With some weird Japanese puppets, they were a bit scary actually....

And finally showing off my / Jess' new sling. Didymos hemp size 6 (if that means any thing to you) and dyed to my specification by the very talented Ola at Turquoise Fields. It's inspired by my distant memories of caribbean beaches and Ola named it Anegada which is very fitting. I love it, the colours make me smile so much and it's such a cushy and supportive wrap for my growing girl. I now have all the wraps I will ever need (I may have said that before but this time I think I mean it!) but I suspect none of the rest will get a look in for a while!

So all in all we had a lovely day, bit overcast but hey ho.

Friday, 14 January 2011

Where has this year gone?

I'm taking a quick break while my custard cream dough sits in the fridge and I should be taking the opportunity to do the washing up but I'm blatantly not.

Jess turns one tomorrow, this time last year I was in my second day of labour and thinking that it was worse than the first day of labour but not realising that it was still a walk in the park compared to the third day when things really got going!

I've been mulling things over in my mind for the last few days about how amazing this year has been and how quickly Jess is changing and learning. The little things she used to do like sooth herself to sleep by sucking her middle fingers which suddenly stopped without me noticing; how, before she could crawl, she would lie on her front kicking her legs and pumping her arms with such energy and frustration. I can see everything with such clarity right back to when she was born and I first saw her face and heard the wonder in John's voice as he stood behind me, the sadness I felt as, with tears running down my face, I poured formula down her throat while she was wrapped in a sheet when we were readmitted to hospital after my milk failed to come in.
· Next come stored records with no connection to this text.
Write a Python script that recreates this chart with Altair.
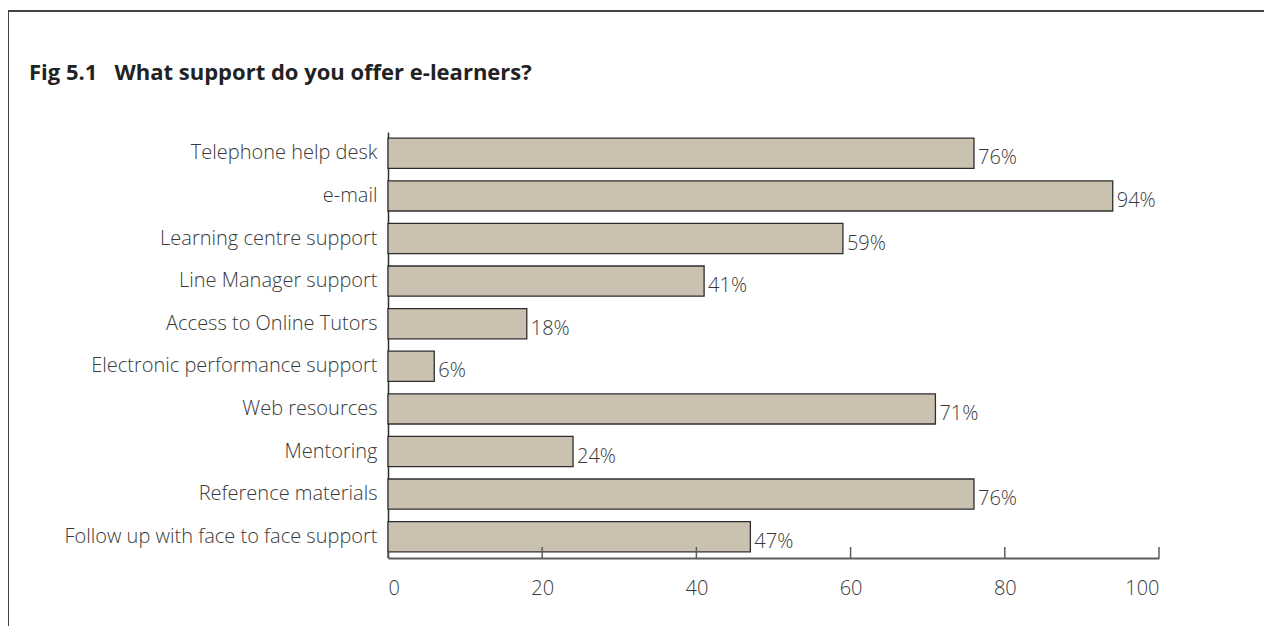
import altair as alt
import pandas as pd

categories = [
    "Telephone help desk",
    "e-mail",
    "Learning centre support",
    "Line Manager support",
    "Access to Online Tutors",
    "Electronic performance support",
    "Web resources",
    "Mentoring",
    "Reference materials",
    "Follow up with face to face support",
]
values = [76, 94, 59, 41, 18, 6, 71, 24, 76, 47]
tick_values = [0, 20, 40, 60, 80, 100]
title_text = ["Fig 5.1\u00a0\u00a0\u00a0What support do you offer e-learners?"]

df = pd.DataFrame({"cat": categories, "val": values})
df["lab"] = df["val"].astype(str) + "%"
ticks_df = pd.DataFrame({"t": tick_values})
title_df = pd.DataFrame({"title": title_text})

FONT = "Open Sans"
TXT = "#3a3a3a"
FS = 20
W, H = 771, 426

x_scale = alt.Scale(domain=[0, 100], nice=False, zero=True)
y_scale = alt.Scale(domain=categories, paddingInner=0.29, paddingOuter=0.145)

bars = alt.Chart(df).mark_bar(
    color="#cbc1b0", stroke="#2e2e2e", strokeWidth=1.3
).encode(
    x=alt.X("val:Q", scale=x_scale,
            axis=alt.Axis(values=tick_values, title=None, grid=False, ticks=False,
                          domainColor="#5c5c5c", domainWidth=2.2, labelPadding=20,
                          labelFont=FONT, labelFontSize=FS, labelColor=TXT,
                          labelFontWeight=300)),
    y=alt.Y("cat:N", scale=y_scale, sort=categories,
            axis=alt.Axis(title=None, ticks=False, domainColor="#2e2e2e", domainWidth=1.5,
                          labelPadding=11, labelFont=FONT, labelFontSize=FS,
                          labelColor=TXT, labelFontWeight=300, labelLimit=400)),
)

labels = alt.Chart(df).mark_text(
    align="left", baseline="middle", dx=4, dy=5, font=FONT, fontSize=FS,
    fontWeight=300, color=TXT
).encode(
    x=alt.X("val:Q", scale=x_scale),
    y=alt.Y("cat:N", scale=y_scale, sort=categories),
    text="lab:N",
)

tick_marks = alt.Chart(ticks_df).mark_rule(color="#5c5c5c", strokeWidth=1.5).encode(
    x=alt.X("t:Q", scale=x_scale),
    y=alt.value(H - 11),
    y2=alt.value(H),
)

frame_left = alt.Chart(ticks_df).mark_rule(color="#444444", strokeWidth=2).encode(
    x=alt.value(-380), y=alt.value(-121), y2=alt.value(H + 200)
)
frame_top = alt.Chart(ticks_df).mark_rule(color="#444444", strokeWidth=2).encode(
    x=alt.value(-381), x2=alt.value(W + 200), y=alt.value(-121)
)

title = alt.Chart(title_df).mark_text(
    align="left", baseline="alphabetic", font=FONT, fontSize=22, fontWeight="bold",
    color="#222222"
).encode(
    x=alt.value(-359), y=alt.value(-52), text="title:N"
)

chart = alt.layer(frame_left, frame_top, bars, tick_marks, labels, title).properties(
    width=W, height=H,
    padding={"left": 380, "top": 124, "right": 105, "bottom": 68},
    autosize=alt.AutoSizeParams(type="none"),
).configure(background="white", view=alt.ViewConfig(strokeWidth=0))

chart.save("out.html", embed_options={"renderer": "svg", "actions": False})
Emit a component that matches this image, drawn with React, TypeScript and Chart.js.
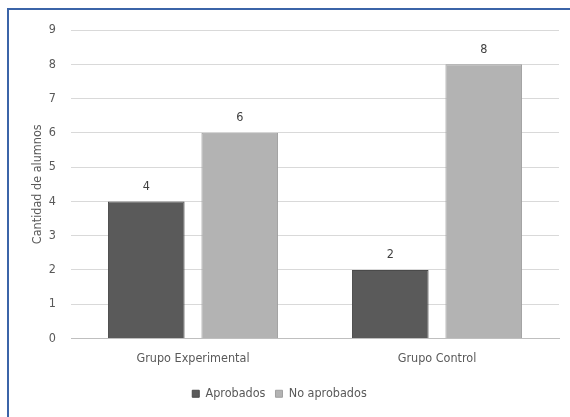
import React, { useEffect, useRef } from "react";
import { Chart, registerables } from "chart.js";

Chart.register(...registerables);

const categories = ["Grupo Experimental", "Grupo Control"];
const aprobados = [4, 2];
const noAprobados = [6, 8];
const seriesNames = ["Aprobados", "No aprobados"];
const yTicks = [0, 1, 2, 3, 4, 5, 6, 7, 8, 9];
const yTitle = "Cantidad de alumnos";

const FONT = "'Liberation Sans Narrow', 'DejaVu Sans Condensed', 'Liberation Sans', sans-serif";

const valueLabels = {
  id: "valueLabels",
  afterDatasetsDraw(chart: any) {
    const ctx = chart.ctx;
    ctx.save();
    ctx.font = `12.5px ${FONT}`;
    ctx.fillStyle = "#404040";
    ctx.textAlign = "center";
    ctx.textBaseline = "middle";
    chart.data.datasets.forEach((ds: any, i: number) => {
      const meta = chart.getDatasetMeta(i);
      meta.data.forEach((bar: any, j: number) => {
        ctx.fillText(String(ds.data[j]), bar.x, bar.y - 15);
      });
    });
    ctx.restore();
  },
};

export default function App() {
  const ref = useRef<HTMLCanvasElement>(null);
  useEffect(() => {
    if (!ref.current) return;
    const chart = new Chart(ref.current, {
      type: "bar",
      data: {
        labels: categories,
        datasets: [
          {
            label: seriesNames[0],
            data: aprobados,
            backgroundColor: "#5a5a5a",
            borderColor: "#4a4a4a",
            borderWidth: 1,
          },
          {
            label: seriesNames[1],
            data: noAprobados,
            backgroundColor: "#b3b3b3",
            borderColor: "#a0a0a0",
            borderWidth: 1,
          },
        ],
      },
      options: {
        animation: false,
        responsive: false,
        maintainAspectRatio: false,
        layout: { padding: { top: 30, right: 11, left: 0, bottom: 7 } },
        datasets: { bar: { categoryPercentage: 0.766, barPercentage: 0.82 } },
        plugins: {
          tooltip: { enabled: false },
          legend: {
            position: "bottom",
            labels: {
              boxWidth: 7,
              boxHeight: 7,
              padding: 10,
              color: "#595959",
              font: { family: FONT, size: 12.5 },
            },
          },
        },
        scales: {
          x: {
            grid: { display: false, drawTicks: false },
            border: { display: true, color: "#bfbfbf", width: 1 },
            ticks: { color: "#595959", padding: 13, font: { family: FONT, size: 12.5 } },
            afterFit: (s: any) => {
              s.height = 39;
            },
          },
          y: {
            min: 0,
            max: 9,
            afterBuildTicks: (s: any) => {
              s.ticks = yTicks.map((v) => ({ value: v }));
            },
            grid: { color: "#d9d9d9", drawTicks: false, lineWidth: 1 },
            border: { display: false },
            ticks: { color: "#595959", padding: 15, font: { family: FONT, size: 12.5 } },
            title: {
              display: true,
              text: yTitle,
              color: "#595959",
              font: { family: FONT, size: 12.5 },
              padding: { top: 30, bottom: 0 },
            },
            afterFit: (s: any) => {
              s.width = 71;
            },
          },
        },
      },
      plugins: [valueLabels],
    });
    return () => chart.destroy();
  }, []);
  return (
    <div style={{ position: "fixed", left: 0, top: 0, width: 570, height: 417, background: "#fff" }}>
      <canvas ref={ref} width={570} height={417} style={{ position: "absolute", left: 0, top: 0 }} />
      <div
        style={{
          position: "absolute",
          left: 7,
          top: 8,
          width: 570,
          height: 417,
          borderLeft: "2px solid #3b64a8",
          borderTop: "2px solid #3b64a8",
          pointerEvents: "none",
        }}
      />
    </div>
  );
}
She's now crawling, pulling herself up to her feet and, I think, will soon be walking on her own. She eats amazingly well and only needs me to feed her about three times a day and I suspect that is mostly for comfort but I'm happy to continue as long as she wants. She is still being carried in her ever expanding sling collection and I have no plans to get her a buggy. Maybe this has now become a point of pride for me but whatever, it's my choice. I've had too many people tell me I won't be able to carry her for ever that I seem to have taken it as a challenge. Anyway, I couldn't imagine not having her that close when we're out and about.

We seem to be in full swing of a really annoying phase where anything and everything is emptied out or pulled off shelves; the nappy bucket, the laundry basket, the cat's litter tray and water and food bowls, cds, books, laundry hanging out to dry, the bin etc etc. You name it and she'll do her best to make a mess out of it. But I get such a kick out of watching her explore and work out what she's capable off.

She's completely fearless and will happily mooch off in the pub and attempt to get behind the bar. We have started going to a music group in Stoke Newington and on our first visit she slipped off my knee and crawled out to the front to get a closer look at the proceedings while bigger children ran around her. I am so proud of my little girl and really hope she keeps this up and isn't inflicted with the crippling shyness I had as a child.

So, my gorgeous girl, happy first birthday! I'll go and get back to making your birthday goodies now!